* START Dataset extract *

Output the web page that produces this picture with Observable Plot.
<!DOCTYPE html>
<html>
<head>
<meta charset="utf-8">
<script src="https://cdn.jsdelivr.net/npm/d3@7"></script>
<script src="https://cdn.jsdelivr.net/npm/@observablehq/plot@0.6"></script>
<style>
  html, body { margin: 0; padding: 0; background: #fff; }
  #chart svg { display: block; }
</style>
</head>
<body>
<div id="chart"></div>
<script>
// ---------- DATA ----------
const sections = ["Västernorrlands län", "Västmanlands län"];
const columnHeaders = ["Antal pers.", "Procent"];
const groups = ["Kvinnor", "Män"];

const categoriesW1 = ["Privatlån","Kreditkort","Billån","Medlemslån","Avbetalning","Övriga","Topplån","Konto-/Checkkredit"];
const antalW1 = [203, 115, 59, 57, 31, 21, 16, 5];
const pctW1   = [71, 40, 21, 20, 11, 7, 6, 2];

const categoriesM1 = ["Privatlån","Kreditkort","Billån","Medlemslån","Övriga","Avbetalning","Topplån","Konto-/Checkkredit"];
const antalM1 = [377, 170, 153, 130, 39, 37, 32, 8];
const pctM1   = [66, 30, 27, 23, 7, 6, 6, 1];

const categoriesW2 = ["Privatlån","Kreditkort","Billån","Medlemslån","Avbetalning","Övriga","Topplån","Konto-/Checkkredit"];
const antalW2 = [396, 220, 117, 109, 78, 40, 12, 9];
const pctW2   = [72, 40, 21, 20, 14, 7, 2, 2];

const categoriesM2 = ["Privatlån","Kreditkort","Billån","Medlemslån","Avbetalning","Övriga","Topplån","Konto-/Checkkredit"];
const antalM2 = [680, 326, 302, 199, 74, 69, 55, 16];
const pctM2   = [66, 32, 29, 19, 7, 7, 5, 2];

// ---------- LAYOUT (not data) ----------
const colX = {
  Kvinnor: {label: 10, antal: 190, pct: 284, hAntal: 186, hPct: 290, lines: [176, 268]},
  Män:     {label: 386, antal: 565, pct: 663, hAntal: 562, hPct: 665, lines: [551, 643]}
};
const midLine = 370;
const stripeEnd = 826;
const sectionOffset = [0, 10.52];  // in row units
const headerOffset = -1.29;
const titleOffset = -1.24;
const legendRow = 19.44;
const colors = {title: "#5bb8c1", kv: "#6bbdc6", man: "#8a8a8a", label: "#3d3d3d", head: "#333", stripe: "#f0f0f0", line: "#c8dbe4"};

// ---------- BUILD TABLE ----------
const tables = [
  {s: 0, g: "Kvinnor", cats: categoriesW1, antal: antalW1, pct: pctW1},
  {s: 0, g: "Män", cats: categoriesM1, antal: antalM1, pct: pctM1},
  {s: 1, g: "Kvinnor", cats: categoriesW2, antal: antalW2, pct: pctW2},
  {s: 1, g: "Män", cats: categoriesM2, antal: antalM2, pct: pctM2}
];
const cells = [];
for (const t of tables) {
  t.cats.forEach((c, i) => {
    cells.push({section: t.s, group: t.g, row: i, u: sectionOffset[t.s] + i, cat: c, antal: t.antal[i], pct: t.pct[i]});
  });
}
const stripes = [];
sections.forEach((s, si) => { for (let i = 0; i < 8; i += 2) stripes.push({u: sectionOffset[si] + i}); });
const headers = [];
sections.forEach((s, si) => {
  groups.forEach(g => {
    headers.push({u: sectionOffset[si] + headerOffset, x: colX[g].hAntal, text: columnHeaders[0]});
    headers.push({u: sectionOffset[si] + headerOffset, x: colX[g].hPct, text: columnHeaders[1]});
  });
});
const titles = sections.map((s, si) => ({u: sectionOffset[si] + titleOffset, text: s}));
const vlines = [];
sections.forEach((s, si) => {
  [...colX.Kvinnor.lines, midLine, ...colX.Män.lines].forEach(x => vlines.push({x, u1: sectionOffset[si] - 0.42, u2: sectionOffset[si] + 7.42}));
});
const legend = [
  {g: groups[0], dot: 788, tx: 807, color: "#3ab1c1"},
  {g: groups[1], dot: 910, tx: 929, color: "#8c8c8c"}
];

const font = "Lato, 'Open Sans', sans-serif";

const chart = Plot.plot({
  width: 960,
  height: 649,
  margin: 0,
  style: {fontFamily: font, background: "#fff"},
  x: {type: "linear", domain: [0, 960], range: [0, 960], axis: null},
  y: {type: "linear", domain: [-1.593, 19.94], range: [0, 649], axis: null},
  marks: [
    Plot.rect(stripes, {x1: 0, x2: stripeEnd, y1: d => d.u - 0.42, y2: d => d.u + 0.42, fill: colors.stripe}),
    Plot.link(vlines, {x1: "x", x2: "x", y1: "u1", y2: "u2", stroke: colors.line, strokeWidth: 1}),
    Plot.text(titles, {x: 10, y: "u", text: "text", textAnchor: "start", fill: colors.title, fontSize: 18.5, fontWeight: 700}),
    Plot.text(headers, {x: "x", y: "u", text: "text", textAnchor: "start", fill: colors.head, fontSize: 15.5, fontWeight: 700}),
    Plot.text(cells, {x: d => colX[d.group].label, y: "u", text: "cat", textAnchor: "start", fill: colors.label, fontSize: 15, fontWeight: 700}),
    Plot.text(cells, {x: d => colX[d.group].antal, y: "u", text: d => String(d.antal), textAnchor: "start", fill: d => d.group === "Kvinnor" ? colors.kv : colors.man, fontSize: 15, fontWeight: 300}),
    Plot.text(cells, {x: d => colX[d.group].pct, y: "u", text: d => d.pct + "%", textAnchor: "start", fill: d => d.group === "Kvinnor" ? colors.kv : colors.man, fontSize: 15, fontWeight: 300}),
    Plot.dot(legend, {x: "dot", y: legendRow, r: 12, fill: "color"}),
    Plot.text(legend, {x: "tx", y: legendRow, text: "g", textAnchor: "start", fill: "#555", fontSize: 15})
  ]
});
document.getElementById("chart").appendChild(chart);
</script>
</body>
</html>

* END Dataset extract *

__Task directions__:
Set down verbatim only the lines between the start of the data above and the line with "23, 7, 6, 6, 1];", both boundaries included.

__Final result__:
Output the web page that produces this picture with Observable Plot.
<!DOCTYPE html>
<html>
<head>
<meta charset="utf-8">
<script src="https://cdn.jsdelivr.net/npm/d3@7"></script>
<script src="https://cdn.jsdelivr.net/npm/@observablehq/plot@0.6"></script>
<style>
  html, body { margin: 0; padding: 0; background: #fff; }
  #chart svg { display: block; }
</style>
</head>
<body>
<div id="chart"></div>
<script>
// ---------- DATA ----------
const sections = ["Västernorrlands län", "Västmanlands län"];
const columnHeaders = ["Antal pers.", "Procent"];
const groups = ["Kvinnor", "Män"];

const categoriesW1 = ["Privatlån","Kreditkort","Billån","Medlemslån","Avbetalning","Övriga","Topplån","Konto-/Checkkredit"];
const antalW1 = [203, 115, 59, 57, 31, 21, 16, 5];
const pctW1   = [71, 40, 21, 20, 11, 7, 6, 2];

const categoriesM1 = ["Privatlån","Kreditkort","Billån","Medlemslån","Övriga","Avbetalning","Topplån","Konto-/Checkkredit"];
const antalM1 = [377, 170, 153, 130, 39, 37, 32, 8];
const pctM1   = [66, 30, 27, 23, 7, 6, 6, 1];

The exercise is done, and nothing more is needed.